- **Written task**:
Starting at the line that contains "Reproduce this diagram with TikZ." and stopping at the line that contains "(0,0) rectangle (1039,651);", transcribe every line of the material below exactly; pictures stay out.

>> Begin

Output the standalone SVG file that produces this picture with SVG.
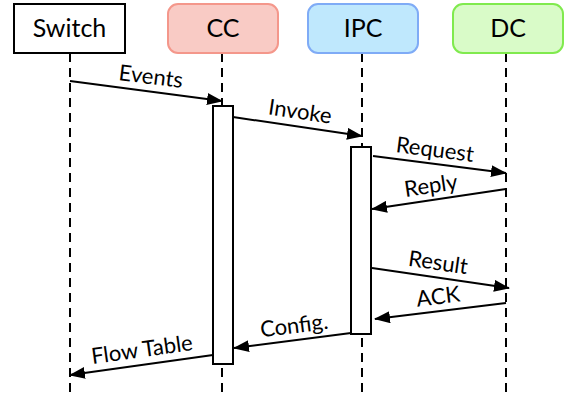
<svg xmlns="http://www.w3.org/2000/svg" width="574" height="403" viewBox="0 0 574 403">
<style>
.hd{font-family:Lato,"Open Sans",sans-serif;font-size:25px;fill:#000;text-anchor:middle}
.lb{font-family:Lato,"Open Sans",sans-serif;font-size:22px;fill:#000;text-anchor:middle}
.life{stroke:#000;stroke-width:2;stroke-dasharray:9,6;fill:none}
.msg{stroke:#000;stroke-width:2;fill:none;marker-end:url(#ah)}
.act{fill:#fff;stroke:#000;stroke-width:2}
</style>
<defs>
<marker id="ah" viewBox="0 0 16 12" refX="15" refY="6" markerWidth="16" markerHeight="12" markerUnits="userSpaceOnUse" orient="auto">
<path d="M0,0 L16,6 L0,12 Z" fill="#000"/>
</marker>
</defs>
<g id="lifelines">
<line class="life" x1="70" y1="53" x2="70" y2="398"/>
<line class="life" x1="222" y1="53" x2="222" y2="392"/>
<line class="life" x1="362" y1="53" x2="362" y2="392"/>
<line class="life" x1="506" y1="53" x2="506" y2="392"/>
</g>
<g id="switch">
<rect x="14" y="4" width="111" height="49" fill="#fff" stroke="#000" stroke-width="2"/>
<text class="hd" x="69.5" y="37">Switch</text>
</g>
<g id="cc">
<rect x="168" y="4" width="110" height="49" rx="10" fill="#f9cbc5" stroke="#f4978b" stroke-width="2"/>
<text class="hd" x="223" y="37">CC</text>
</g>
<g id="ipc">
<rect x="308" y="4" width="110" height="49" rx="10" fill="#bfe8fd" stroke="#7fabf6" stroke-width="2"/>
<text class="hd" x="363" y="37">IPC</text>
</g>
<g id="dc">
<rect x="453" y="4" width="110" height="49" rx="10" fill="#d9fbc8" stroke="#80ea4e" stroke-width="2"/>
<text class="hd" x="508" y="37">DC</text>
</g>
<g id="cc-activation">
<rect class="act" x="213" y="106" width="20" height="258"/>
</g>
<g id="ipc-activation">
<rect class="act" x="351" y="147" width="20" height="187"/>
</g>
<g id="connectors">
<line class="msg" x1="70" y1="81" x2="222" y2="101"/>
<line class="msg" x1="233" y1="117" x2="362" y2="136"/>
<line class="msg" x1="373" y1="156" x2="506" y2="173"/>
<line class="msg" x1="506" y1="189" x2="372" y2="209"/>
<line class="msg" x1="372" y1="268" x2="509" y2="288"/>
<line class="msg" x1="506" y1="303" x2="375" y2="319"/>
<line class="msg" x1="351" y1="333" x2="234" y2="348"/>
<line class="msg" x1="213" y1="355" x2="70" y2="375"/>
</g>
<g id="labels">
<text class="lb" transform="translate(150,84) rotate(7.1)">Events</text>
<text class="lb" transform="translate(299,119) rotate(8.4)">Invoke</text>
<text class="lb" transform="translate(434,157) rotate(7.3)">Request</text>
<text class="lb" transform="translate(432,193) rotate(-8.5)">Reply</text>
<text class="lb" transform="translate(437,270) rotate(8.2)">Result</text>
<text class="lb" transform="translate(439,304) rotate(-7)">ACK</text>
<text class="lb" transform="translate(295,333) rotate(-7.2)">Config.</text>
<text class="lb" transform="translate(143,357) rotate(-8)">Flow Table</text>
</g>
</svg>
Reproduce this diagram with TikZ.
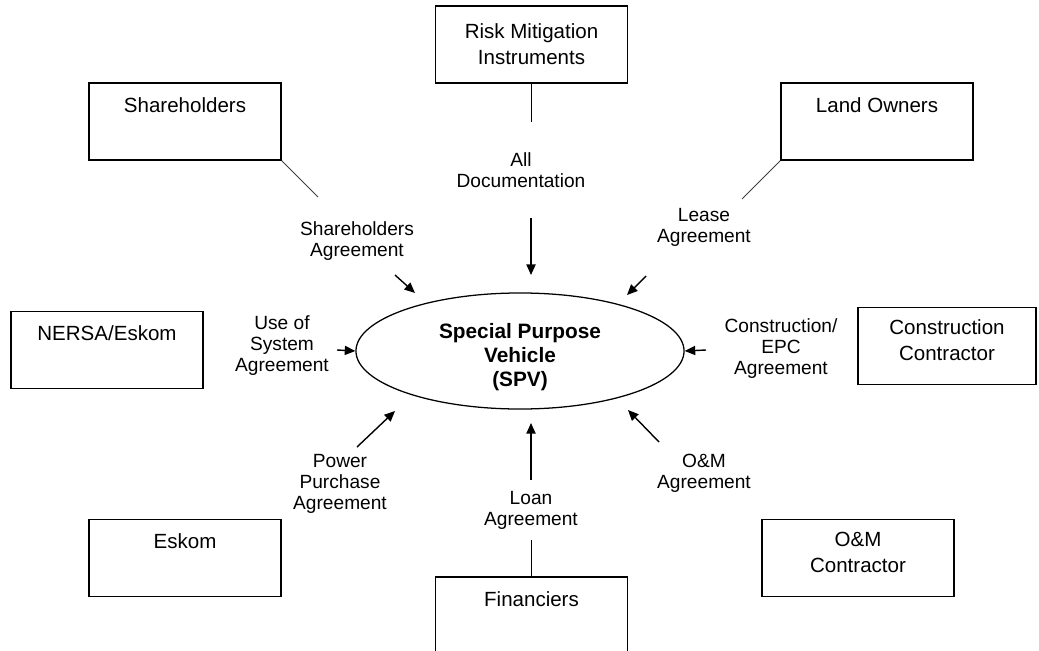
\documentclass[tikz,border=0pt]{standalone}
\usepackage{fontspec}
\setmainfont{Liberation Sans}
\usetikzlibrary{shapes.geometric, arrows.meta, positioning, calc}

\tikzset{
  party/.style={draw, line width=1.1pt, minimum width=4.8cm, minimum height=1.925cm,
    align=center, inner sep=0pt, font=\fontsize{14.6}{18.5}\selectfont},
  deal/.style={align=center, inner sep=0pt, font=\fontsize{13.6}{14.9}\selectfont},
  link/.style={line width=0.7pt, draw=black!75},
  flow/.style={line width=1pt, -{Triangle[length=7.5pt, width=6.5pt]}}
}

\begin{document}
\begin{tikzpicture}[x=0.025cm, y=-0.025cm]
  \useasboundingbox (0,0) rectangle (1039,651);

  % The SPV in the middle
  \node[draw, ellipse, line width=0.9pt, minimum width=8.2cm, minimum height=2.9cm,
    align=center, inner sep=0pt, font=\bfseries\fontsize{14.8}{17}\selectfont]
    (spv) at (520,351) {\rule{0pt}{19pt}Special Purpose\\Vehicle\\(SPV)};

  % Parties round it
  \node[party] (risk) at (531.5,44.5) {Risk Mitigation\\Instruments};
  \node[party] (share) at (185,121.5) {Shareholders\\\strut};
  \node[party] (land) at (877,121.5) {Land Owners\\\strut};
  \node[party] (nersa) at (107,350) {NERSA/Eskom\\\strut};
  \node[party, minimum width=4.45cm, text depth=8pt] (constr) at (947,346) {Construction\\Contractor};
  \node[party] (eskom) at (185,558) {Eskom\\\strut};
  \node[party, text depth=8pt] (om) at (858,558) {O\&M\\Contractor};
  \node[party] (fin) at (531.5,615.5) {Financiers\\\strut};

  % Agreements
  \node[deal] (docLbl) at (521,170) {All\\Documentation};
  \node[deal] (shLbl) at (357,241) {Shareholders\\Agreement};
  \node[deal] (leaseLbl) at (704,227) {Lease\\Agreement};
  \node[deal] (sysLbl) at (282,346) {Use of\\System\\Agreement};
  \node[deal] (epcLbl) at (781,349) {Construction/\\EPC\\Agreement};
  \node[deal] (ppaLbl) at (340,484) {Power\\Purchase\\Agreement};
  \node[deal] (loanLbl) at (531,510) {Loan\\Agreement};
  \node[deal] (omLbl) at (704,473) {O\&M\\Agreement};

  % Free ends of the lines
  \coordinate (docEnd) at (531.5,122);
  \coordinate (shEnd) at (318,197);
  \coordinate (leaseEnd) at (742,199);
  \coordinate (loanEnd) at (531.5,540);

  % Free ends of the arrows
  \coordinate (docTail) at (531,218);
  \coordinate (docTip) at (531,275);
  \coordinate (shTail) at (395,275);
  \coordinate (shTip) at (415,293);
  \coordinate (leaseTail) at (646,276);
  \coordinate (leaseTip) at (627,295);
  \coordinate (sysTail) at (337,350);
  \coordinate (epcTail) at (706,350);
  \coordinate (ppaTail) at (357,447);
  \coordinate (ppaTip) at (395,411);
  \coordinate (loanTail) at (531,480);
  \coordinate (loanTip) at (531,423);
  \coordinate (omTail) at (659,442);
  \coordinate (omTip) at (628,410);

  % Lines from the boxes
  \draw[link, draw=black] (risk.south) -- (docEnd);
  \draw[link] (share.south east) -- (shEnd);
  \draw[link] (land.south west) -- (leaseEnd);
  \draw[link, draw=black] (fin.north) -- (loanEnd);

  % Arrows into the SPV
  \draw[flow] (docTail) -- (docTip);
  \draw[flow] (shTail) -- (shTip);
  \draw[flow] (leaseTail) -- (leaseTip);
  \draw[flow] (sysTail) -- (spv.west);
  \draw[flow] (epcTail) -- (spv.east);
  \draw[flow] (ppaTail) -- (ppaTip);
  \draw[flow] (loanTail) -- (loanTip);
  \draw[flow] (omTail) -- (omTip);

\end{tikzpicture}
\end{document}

>> End

- **Correct output**:
Reproduce this diagram with TikZ.
\documentclass[tikz,border=0pt]{standalone}
\usepackage{fontspec}
\setmainfont{Liberation Sans}
\usetikzlibrary{shapes.geometric, arrows.meta, positioning, calc}

\tikzset{
  party/.style={draw, line width=1.1pt, minimum width=4.8cm, minimum height=1.925cm,
    align=center, inner sep=0pt, font=\fontsize{14.6}{18.5}\selectfont},
  deal/.style={align=center, inner sep=0pt, font=\fontsize{13.6}{14.9}\selectfont},
  link/.style={line width=0.7pt, draw=black!75},
  flow/.style={line width=1pt, -{Triangle[length=7.5pt, width=6.5pt]}}
}

\begin{document}
\begin{tikzpicture}[x=0.025cm, y=-0.025cm]
  \useasboundingbox (0,0) rectangle (1039,651);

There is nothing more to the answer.